▸ Written exercise
Omit every picture, and retype the lines that run from the beginning of the data below through the line containing "plt.rcParams['font.family'] = ['Open", inclusive.

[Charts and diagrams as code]
+-------+
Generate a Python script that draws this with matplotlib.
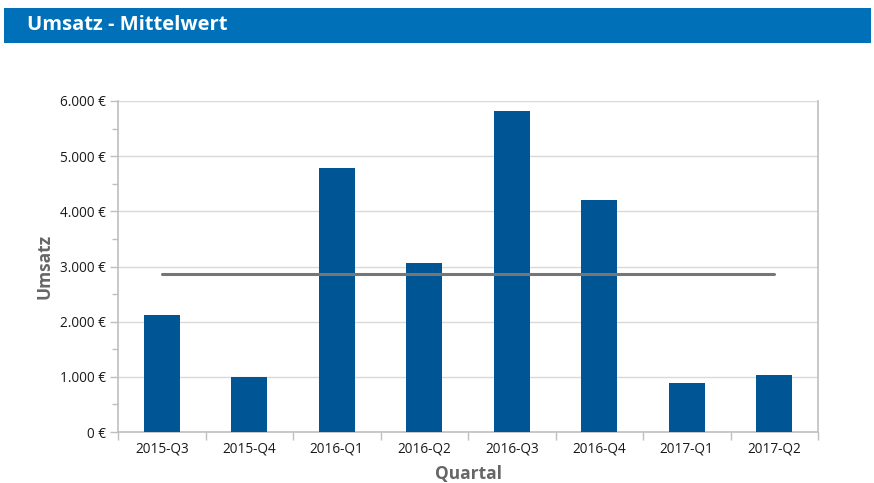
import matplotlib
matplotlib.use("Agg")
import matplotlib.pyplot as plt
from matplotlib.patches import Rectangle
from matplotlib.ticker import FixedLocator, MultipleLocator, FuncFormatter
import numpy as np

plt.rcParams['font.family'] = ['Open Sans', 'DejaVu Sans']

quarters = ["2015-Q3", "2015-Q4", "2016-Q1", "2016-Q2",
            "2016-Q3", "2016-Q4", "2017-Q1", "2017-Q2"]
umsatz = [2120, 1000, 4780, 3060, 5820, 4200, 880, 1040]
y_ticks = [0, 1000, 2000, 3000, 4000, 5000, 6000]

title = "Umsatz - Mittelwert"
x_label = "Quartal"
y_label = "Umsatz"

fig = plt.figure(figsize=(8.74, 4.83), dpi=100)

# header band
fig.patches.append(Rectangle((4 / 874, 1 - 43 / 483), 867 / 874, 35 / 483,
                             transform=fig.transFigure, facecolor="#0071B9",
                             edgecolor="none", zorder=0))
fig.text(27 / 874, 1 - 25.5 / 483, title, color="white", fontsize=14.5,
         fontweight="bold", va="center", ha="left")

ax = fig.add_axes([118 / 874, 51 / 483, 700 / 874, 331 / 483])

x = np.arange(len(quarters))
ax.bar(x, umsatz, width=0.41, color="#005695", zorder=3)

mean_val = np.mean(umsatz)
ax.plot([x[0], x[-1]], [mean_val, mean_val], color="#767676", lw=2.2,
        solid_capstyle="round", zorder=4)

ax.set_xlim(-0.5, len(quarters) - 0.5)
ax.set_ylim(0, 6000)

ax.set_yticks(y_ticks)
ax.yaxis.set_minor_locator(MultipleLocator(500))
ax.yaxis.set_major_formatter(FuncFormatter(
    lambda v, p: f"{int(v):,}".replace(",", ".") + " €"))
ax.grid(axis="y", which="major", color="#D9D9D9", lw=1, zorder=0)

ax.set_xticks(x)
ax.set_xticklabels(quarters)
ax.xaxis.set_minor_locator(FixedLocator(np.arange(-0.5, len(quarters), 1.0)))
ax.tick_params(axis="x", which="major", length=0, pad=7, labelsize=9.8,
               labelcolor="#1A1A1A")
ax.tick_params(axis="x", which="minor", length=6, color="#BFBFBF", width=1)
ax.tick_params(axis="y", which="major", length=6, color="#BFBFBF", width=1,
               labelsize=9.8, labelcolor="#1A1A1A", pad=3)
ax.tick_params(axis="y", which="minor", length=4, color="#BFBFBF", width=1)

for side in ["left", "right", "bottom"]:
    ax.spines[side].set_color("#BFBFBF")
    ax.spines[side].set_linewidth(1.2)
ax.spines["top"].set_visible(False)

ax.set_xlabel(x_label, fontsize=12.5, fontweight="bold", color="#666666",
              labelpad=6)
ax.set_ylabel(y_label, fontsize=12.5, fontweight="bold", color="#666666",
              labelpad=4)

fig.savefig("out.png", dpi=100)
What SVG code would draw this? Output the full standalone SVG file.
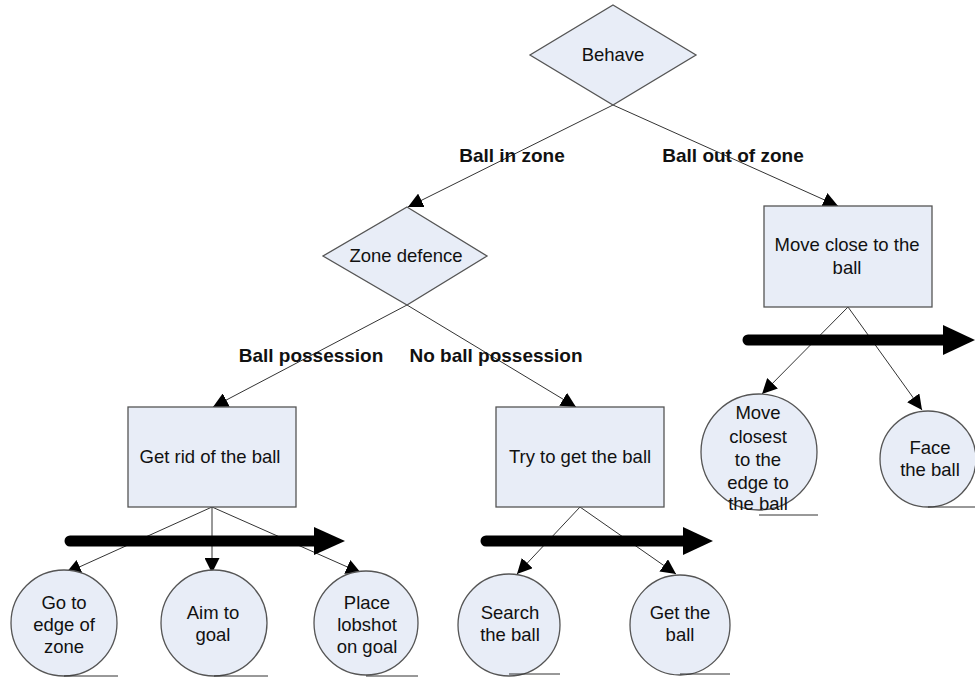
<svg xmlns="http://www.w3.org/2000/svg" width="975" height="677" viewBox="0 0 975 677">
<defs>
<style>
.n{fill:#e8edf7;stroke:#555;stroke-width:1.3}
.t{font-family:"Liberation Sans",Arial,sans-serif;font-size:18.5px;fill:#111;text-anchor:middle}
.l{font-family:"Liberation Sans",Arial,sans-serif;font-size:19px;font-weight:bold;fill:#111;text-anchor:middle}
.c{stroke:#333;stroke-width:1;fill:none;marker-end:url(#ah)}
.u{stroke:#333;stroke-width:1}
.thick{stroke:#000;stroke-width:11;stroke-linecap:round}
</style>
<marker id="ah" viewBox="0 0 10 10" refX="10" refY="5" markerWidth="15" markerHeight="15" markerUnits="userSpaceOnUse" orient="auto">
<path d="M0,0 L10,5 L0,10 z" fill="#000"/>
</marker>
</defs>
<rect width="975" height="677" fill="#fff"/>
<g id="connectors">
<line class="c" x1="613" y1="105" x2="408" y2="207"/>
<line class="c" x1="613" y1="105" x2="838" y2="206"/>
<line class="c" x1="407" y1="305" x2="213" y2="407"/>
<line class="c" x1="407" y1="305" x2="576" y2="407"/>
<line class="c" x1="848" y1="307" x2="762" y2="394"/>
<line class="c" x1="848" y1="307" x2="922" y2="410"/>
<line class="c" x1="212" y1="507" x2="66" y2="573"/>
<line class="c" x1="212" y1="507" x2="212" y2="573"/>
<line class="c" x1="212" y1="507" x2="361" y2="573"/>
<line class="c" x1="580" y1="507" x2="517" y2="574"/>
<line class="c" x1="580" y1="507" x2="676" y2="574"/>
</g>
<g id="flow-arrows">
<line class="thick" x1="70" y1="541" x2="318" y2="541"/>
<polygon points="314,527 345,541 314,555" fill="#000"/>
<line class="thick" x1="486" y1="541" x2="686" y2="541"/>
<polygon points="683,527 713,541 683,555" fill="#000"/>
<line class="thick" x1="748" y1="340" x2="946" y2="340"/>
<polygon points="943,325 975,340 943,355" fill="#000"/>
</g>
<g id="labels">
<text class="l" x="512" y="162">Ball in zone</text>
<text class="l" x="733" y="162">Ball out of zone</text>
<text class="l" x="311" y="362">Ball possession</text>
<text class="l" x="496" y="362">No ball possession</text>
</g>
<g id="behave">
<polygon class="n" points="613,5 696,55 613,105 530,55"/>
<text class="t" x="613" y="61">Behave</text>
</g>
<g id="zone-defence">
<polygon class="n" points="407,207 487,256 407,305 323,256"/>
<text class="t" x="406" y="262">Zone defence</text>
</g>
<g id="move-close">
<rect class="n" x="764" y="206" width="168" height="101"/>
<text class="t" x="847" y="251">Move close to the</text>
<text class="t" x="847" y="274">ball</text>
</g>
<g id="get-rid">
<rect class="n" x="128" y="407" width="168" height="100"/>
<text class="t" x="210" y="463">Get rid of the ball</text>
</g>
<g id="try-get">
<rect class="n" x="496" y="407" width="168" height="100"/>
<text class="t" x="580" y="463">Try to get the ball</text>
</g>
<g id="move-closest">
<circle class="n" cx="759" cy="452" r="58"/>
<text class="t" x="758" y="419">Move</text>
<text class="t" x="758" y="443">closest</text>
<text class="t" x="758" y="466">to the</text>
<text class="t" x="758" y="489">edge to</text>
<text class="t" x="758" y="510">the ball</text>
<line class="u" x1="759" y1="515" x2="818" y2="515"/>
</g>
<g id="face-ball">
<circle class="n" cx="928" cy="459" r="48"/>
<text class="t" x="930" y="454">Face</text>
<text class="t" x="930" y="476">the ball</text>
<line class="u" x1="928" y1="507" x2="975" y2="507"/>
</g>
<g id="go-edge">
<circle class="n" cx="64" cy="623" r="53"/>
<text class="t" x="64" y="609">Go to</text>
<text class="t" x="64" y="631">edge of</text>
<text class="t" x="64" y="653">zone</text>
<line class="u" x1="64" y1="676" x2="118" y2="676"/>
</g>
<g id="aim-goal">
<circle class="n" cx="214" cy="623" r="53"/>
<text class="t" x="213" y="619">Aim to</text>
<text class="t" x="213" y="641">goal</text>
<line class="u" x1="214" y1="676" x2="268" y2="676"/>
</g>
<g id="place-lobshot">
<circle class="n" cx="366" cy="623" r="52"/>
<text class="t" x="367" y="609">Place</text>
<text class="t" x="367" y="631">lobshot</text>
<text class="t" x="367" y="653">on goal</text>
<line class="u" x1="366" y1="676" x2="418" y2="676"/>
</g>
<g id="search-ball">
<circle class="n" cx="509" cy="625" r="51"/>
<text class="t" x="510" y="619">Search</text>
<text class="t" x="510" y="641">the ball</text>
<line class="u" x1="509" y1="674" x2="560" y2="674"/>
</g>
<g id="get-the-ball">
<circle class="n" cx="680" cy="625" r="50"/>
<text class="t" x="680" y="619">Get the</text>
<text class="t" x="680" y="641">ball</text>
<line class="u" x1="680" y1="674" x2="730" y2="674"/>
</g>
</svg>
+-------+
▸ Exercise response
Generate a Python script that draws this with matplotlib.
import matplotlib
matplotlib.use("Agg")
import matplotlib.pyplot as plt
from matplotlib.patches import Rectangle
from matplotlib.ticker import FixedLocator, MultipleLocator, FuncFormatter
import numpy as np

plt.rcParams['font.family'] = ['Open Sans', 'DejaVu Sans']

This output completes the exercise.